* Start Extracted information *

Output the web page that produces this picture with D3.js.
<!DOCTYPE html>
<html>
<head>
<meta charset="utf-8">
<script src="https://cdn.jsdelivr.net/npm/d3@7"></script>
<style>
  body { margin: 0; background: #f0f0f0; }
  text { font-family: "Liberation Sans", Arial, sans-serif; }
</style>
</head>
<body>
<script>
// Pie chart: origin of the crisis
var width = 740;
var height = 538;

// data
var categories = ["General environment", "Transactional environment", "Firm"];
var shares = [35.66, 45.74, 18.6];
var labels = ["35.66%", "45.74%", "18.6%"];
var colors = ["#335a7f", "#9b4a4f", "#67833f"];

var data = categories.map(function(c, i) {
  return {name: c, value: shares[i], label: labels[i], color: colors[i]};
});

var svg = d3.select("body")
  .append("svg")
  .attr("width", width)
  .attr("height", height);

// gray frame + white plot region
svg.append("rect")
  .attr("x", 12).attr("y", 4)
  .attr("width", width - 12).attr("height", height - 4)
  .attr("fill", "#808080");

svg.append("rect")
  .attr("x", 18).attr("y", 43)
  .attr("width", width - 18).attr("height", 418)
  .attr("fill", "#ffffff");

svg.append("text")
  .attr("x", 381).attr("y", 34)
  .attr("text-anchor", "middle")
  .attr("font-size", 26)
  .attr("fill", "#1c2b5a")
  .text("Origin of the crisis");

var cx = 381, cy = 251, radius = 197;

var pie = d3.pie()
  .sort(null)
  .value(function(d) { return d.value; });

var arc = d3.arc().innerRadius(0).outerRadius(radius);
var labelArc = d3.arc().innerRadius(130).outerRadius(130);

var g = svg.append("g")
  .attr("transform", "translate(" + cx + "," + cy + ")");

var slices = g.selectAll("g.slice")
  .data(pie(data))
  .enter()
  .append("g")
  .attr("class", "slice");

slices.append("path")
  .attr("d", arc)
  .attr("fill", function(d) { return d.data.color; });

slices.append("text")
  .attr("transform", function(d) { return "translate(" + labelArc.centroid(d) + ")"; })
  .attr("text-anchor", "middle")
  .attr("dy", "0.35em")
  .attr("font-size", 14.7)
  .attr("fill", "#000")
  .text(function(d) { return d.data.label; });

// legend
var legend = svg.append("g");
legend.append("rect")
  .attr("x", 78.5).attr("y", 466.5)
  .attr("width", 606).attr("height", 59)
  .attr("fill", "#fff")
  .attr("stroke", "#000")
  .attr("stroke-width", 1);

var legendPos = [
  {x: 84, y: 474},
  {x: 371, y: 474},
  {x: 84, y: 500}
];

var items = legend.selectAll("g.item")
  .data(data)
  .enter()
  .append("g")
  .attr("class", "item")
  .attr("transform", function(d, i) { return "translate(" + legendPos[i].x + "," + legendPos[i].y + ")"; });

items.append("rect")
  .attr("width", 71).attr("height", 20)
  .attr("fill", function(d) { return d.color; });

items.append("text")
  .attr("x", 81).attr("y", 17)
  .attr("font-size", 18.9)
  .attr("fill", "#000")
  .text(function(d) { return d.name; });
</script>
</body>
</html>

* End Extracted information *
* Start Extracted information *

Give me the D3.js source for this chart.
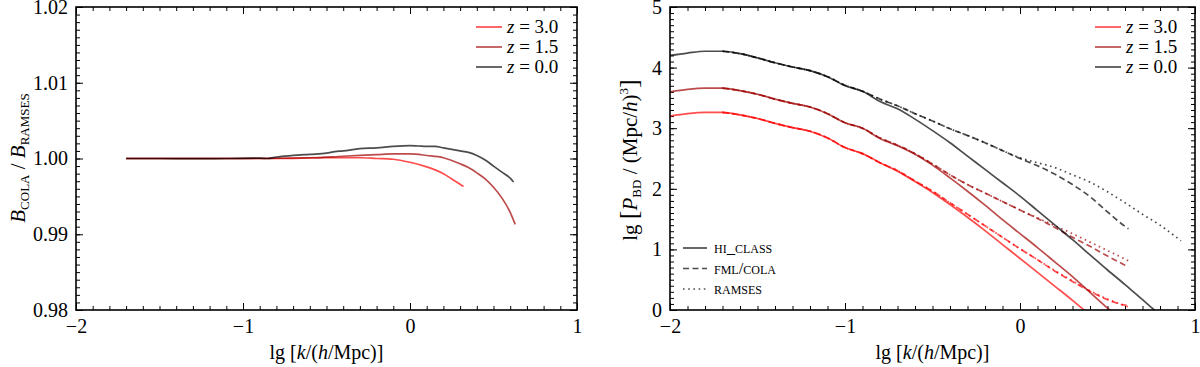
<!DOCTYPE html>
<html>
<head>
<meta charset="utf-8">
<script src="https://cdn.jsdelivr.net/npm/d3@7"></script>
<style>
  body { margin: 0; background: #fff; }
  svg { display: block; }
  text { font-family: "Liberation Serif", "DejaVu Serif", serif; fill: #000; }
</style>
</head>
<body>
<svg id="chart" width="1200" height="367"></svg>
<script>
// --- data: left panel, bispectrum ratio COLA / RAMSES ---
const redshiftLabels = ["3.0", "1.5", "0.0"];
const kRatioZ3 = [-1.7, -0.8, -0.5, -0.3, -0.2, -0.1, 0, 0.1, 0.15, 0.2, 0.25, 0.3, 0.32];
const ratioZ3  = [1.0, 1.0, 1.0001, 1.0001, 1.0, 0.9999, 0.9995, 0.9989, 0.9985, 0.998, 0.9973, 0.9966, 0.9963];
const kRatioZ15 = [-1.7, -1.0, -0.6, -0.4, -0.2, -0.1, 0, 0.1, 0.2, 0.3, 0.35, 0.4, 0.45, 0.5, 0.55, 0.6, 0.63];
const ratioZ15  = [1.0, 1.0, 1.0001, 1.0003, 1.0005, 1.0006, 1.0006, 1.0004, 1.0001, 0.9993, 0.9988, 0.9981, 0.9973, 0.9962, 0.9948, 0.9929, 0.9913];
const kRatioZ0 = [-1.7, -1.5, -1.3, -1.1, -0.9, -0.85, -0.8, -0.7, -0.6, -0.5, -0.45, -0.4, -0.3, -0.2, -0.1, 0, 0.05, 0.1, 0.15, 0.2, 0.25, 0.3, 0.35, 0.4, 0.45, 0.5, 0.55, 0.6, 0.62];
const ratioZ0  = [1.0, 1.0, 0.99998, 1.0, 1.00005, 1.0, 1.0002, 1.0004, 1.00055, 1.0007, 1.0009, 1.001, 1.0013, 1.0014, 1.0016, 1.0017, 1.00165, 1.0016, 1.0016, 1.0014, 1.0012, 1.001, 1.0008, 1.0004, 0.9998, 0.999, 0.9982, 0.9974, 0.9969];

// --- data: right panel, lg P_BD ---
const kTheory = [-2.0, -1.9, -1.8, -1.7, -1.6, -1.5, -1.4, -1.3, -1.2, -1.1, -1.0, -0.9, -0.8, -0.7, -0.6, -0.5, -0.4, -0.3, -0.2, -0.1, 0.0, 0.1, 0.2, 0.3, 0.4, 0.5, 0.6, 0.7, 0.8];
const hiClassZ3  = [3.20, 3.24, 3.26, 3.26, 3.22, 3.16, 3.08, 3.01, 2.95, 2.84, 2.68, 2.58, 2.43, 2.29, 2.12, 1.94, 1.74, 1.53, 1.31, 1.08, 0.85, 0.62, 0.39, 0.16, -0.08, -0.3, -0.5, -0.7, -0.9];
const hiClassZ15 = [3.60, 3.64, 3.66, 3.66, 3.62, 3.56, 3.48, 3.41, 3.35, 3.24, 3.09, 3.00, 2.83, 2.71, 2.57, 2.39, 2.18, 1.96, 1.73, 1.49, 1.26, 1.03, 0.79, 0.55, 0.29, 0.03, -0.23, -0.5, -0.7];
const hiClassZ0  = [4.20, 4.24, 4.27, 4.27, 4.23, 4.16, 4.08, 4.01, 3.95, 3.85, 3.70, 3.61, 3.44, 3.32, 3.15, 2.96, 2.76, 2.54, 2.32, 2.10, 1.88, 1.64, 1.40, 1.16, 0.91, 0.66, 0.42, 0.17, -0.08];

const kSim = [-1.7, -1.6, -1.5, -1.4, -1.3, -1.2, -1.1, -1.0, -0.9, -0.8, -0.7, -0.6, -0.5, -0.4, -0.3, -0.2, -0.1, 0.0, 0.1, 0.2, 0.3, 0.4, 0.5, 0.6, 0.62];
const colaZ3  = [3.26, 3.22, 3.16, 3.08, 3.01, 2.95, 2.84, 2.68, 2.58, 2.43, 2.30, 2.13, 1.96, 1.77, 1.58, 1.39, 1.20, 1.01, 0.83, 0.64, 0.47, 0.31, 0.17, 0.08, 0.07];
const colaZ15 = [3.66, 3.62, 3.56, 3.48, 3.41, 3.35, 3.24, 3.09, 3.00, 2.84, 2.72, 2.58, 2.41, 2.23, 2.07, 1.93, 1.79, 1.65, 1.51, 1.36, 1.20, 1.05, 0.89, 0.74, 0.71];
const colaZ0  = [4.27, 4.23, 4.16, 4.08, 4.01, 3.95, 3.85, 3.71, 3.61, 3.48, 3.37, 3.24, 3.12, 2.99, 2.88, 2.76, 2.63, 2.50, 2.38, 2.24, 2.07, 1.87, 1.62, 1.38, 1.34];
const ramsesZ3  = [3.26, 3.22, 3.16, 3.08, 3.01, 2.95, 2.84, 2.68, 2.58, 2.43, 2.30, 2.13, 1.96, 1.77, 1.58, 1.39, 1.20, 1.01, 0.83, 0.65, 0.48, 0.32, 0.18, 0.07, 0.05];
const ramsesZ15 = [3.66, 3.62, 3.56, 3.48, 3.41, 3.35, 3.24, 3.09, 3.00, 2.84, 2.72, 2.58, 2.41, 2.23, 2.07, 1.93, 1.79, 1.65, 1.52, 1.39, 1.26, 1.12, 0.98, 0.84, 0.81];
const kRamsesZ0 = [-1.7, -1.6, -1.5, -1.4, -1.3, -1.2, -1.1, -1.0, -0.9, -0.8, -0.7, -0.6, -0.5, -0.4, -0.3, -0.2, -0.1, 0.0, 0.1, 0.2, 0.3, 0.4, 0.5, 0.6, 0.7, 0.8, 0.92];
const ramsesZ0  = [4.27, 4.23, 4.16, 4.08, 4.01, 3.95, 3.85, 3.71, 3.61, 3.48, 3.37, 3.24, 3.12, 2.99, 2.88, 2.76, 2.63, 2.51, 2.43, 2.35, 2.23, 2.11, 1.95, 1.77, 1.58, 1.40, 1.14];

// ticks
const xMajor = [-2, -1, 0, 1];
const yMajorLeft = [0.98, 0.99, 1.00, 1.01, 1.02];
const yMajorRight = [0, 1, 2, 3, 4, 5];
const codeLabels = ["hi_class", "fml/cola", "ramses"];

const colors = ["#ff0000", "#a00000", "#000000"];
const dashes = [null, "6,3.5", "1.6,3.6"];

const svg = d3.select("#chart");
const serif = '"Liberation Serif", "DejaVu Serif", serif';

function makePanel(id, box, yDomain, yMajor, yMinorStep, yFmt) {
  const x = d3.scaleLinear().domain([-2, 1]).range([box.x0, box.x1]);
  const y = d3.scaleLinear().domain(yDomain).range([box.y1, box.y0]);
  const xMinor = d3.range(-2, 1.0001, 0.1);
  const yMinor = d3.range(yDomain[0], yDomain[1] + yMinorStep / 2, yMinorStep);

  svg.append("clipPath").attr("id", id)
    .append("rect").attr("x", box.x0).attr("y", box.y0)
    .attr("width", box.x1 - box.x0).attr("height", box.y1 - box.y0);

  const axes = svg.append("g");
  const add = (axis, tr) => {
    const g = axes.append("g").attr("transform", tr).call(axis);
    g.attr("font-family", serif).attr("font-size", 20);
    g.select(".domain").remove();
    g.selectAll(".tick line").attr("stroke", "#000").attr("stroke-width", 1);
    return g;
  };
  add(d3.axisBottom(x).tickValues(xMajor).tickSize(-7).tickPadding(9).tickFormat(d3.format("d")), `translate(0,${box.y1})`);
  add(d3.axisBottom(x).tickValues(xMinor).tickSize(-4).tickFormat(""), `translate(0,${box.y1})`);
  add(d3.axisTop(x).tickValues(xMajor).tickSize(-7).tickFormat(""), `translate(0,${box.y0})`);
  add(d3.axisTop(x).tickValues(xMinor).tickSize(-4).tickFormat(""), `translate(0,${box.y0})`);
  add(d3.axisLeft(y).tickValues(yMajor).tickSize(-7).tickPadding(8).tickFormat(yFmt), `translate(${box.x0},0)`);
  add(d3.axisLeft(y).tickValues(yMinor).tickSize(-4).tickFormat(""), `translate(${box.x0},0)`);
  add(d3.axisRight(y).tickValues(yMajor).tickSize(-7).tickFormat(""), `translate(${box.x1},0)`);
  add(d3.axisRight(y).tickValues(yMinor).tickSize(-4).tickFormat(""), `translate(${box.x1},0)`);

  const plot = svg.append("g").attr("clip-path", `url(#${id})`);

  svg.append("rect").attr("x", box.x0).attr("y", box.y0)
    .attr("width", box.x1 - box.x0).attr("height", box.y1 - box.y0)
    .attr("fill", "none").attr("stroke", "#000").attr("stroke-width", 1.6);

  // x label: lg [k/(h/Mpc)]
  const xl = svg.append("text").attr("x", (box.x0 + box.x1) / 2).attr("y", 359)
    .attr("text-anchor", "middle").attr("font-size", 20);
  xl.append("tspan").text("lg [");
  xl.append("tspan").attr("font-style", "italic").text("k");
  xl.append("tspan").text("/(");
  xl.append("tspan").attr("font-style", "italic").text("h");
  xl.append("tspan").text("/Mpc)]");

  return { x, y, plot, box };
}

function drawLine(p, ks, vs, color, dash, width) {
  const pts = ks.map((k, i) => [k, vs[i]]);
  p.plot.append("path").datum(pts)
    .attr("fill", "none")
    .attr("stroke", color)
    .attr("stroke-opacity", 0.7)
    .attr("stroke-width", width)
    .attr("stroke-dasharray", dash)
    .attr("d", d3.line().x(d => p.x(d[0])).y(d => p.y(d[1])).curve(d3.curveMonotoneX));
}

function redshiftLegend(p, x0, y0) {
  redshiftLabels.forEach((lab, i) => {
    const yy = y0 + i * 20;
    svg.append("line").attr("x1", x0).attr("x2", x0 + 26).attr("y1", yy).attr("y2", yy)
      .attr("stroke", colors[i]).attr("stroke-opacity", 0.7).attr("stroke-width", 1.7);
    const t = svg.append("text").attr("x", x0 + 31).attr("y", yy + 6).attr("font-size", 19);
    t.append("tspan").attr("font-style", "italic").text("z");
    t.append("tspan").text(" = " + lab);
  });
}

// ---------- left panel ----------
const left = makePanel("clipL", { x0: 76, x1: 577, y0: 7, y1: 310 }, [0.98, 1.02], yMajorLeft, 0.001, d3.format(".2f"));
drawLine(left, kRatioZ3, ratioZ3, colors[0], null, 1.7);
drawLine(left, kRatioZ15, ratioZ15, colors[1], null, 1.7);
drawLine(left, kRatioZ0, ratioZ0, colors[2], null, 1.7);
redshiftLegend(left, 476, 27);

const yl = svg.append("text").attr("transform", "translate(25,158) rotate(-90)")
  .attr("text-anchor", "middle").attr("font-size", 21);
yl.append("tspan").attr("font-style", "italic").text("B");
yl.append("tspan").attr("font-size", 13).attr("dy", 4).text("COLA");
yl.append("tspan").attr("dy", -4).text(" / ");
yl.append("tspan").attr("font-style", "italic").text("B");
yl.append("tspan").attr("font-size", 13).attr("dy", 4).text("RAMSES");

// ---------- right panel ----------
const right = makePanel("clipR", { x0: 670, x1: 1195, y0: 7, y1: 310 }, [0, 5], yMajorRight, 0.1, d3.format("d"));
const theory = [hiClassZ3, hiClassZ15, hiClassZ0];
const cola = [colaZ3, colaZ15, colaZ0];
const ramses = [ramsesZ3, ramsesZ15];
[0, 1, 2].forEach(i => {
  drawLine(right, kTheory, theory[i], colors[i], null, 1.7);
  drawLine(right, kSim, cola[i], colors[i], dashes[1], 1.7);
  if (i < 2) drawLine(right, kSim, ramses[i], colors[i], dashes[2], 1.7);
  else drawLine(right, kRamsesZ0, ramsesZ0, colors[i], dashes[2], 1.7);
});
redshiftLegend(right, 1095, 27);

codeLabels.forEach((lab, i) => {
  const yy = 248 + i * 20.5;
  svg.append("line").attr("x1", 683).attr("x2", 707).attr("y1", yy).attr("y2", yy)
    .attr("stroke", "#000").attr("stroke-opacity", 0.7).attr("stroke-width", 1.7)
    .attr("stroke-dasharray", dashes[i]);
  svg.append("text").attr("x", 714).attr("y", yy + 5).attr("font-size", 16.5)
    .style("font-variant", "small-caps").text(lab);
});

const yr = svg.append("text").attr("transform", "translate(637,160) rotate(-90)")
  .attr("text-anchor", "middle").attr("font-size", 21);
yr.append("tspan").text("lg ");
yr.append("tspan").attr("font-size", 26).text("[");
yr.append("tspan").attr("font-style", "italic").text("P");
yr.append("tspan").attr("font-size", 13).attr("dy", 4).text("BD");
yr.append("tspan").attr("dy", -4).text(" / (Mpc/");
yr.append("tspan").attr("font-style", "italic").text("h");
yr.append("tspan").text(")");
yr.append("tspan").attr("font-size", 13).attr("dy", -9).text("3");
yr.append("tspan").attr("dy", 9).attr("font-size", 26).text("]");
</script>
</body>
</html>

* End Extracted information *

→ Exercise requirements: Your task is to repeat exactly the lines from the one that contains "Output the web" through the one that contains "var height = 538;", with both end lines included.

→ Solution for this exercise:
Output the web page that produces this picture with D3.js.
<!DOCTYPE html>
<html>
<head>
<meta charset="utf-8">
<script src="https://cdn.jsdelivr.net/npm/d3@7"></script>
<style>
  body { margin: 0; background: #f0f0f0; }
  text { font-family: "Liberation Sans", Arial, sans-serif; }
</style>
</head>
<body>
<script>
// Pie chart: origin of the crisis
var width = 740;
var height = 538;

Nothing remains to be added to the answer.